Thomas Arslan não reinventa (nem pretende fazê-lo) a roda do noir em Terra Queimada, onde tudo é familiar, da personalidade narrativa, situações e ambientes, ao tipo de personagens e à caracterização do individualista e emocionalmente desprendido Trojan. O conteúdo importa menos do que o estilo, o discurso menos que o gesto. O realizador filma este típico heistmovie na melhor tradição da frugalidade pouco loquaz e sombria da Hollywood dos anos 40 e 50, de um Jean-Pierre Melville ou mesmo do Michael Mann de O Ladrão Profissional, enquadrando a história numa Berlim quase sempre noturna, um cenário urbano frio e “utilitário”.

[Veja uma sequência do filme:]

O espalhafato fica à porta e Arslan, se fosse ministro das Finanças, era um daqueles que corta em absolutamente tudo e anda de transportes públicos. O lema de Terra Queimada é: parcimónia geral.

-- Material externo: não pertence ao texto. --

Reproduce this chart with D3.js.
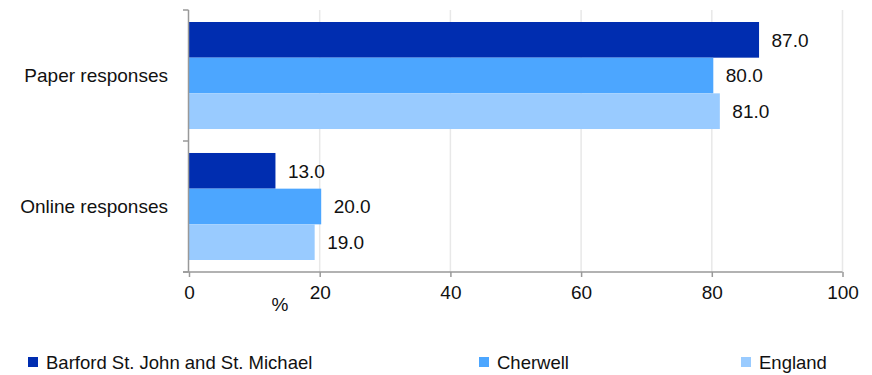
<!DOCTYPE html>
<html><head><meta charset="utf-8">
<script src="https://cdn.jsdelivr.net/npm/d3@7"></script>
<style>
html,body{margin:0;padding:0;background:#fff;}
svg{display:block;font-family:"Liberation Sans",Arial,sans-serif;}
</style></head>
<body><svg id="c" width="872" height="375"></svg>
<script>
const categories = ["Paper responses", "Online responses"];
const seriesNames = ["Barford St. John and St. Michael", "Cherwell", "England"];
const barford = [87.0, 13.0];
const cherwell = [80.0, 20.0];
const england = [81.0, 19.0];
const xTicks = [0, 20, 40, 60, 80, 100];
const colors = ["#002db0", "#4ca6ff", "#99cbff"];
const series = [barford, cherwell, england];

const svg = d3.select("#c");
const fs = "19px";
const x = d3.scaleLinear().domain([0, 100]).range([189, 842.5]);
const y0 = d3.scaleBand().domain(categories).range([10, 272]).paddingInner(0.183).paddingOuter(0.0916);
const y1 = d3.scaleBand().domain(seriesNames).range([0, y0.bandwidth()]);

// gridlines
svg.append("g").selectAll("line").data(xTicks.filter(d => d > 0)).join("line")
  .attr("x1", d => x(d)).attr("x2", d => x(d)).attr("y1", 10).attr("y2", 272)
  .attr("stroke", "#e8e8e8").attr("stroke-width", 1.5);

// bars
categories.forEach((c, ci) => {
  const g = svg.append("g").attr("transform", `translate(0,${y0(c)})`);
  seriesNames.forEach((s, si) => {
    const v = series[si][ci];
    g.append("rect").attr("x", x(0)).attr("y", y1(s)).attr("width", x(v) - x(0) + 1.5).attr("height", y1.bandwidth())
      .attr("fill", colors[si]);
    g.append("text").attr("x", x(v) + 14).attr("y", y1(s) + y1.bandwidth() / 2).attr("dy", "0.36em")
      .attr("font-size", fs).attr("fill", "#111").text(v.toFixed(1));
  });
});

// bottom axis
const xAxis = svg.append("g").attr("transform", "translate(0,272)")
  .call(d3.axisBottom(x).tickValues(xTicks).tickSize(5).tickSizeOuter(0).tickPadding(9));
xAxis.select(".domain").remove();
xAxis.append("line").attr("x1", 183).attr("x2", x(100)).attr("y1", 0).attr("y2", 0).attr("stroke", "#999").attr("stroke-width", 1.5);
xAxis.selectAll(".tick line").attr("stroke", "#999").attr("stroke-width", 1.5);
xAxis.selectAll(".tick text").attr("font-size", fs).attr("fill", "#111").attr("font-family", "Liberation Sans, Arial, sans-serif");

// left axis
svg.append("line").attr("x1", 188.5).attr("x2", 188.5).attr("y1", 10).attr("y2", 272).attr("stroke", "#999").attr("stroke-width", 1.5);
const leftTicks = [10, 10 + (272 - 10) / 2, 272];
svg.append("g").selectAll("line").data(leftTicks).join("line")
  .attr("x1", 183).attr("x2", 188.5).attr("y1", d => d).attr("y2", d => d)
  .attr("stroke", "#999").attr("stroke-width", 1.5);
svg.append("g").selectAll("text").data(categories).join("text")
  .attr("x", 168).attr("y", d => y0(d) + y0.bandwidth() / 2).attr("dy", "0.36em")
  .attr("text-anchor", "end").attr("font-size", fs).attr("fill", "#111").text(d => d);

// axis title
svg.append("text").attr("x", 280).attr("y", 311).attr("text-anchor", "middle").attr("font-size", fs).attr("fill", "#111").text("%");

// legend
const legendPos = [28, 479, 741];
seriesNames.forEach((s, i) => {
  svg.append("rect").attr("x", legendPos[i]).attr("y", 357).attr("width", 10).attr("height", 10).attr("fill", colors[i]);
  svg.append("text").attr("x", legendPos[i] + 18).attr("y", 369).attr("font-size", "18.5px").attr("fill", "#111").text(s);
});
</script></body></html>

Nas emoções e nas atitudes, nos diálogos e nos cenários e atmosferas, na ação e na violência, nas relações entre as personagens e no desenho da sua subjectividade e psicologia, e na pormenorização das suas vidas. E elas movimentam-se por um mundo movediço, mesquinho e incerto, de desconfiança permanente, muita cautela, lealdades frágeis, traição e manipulação, do qual o realizador espreme todo o suminho de tensão do filme.

O confronto final entre Trojan e Victor pela posse do quadro (e de uma pasta com dinheiro conjurada por um advogada corrupta) é também um frente-a-frente entre duas doutrinas do crime. Uma que ainda possui uma medida de honra e guarda alguns valores fundamentais, e que se adivinha em vias de extinção; e outra em que vale tudo e que joga feio, sujo e sangrento, e se pressente cada vez mais em alta, mesmo que seja pontualmente derrotada. Que o calado e enigmático Trojan se volte a manifestar e o último filme desta trilogia noir alemã de Thomas Arslan chegue depressa às telas, são os nossos votos mais fervorosos de zelotas do policial.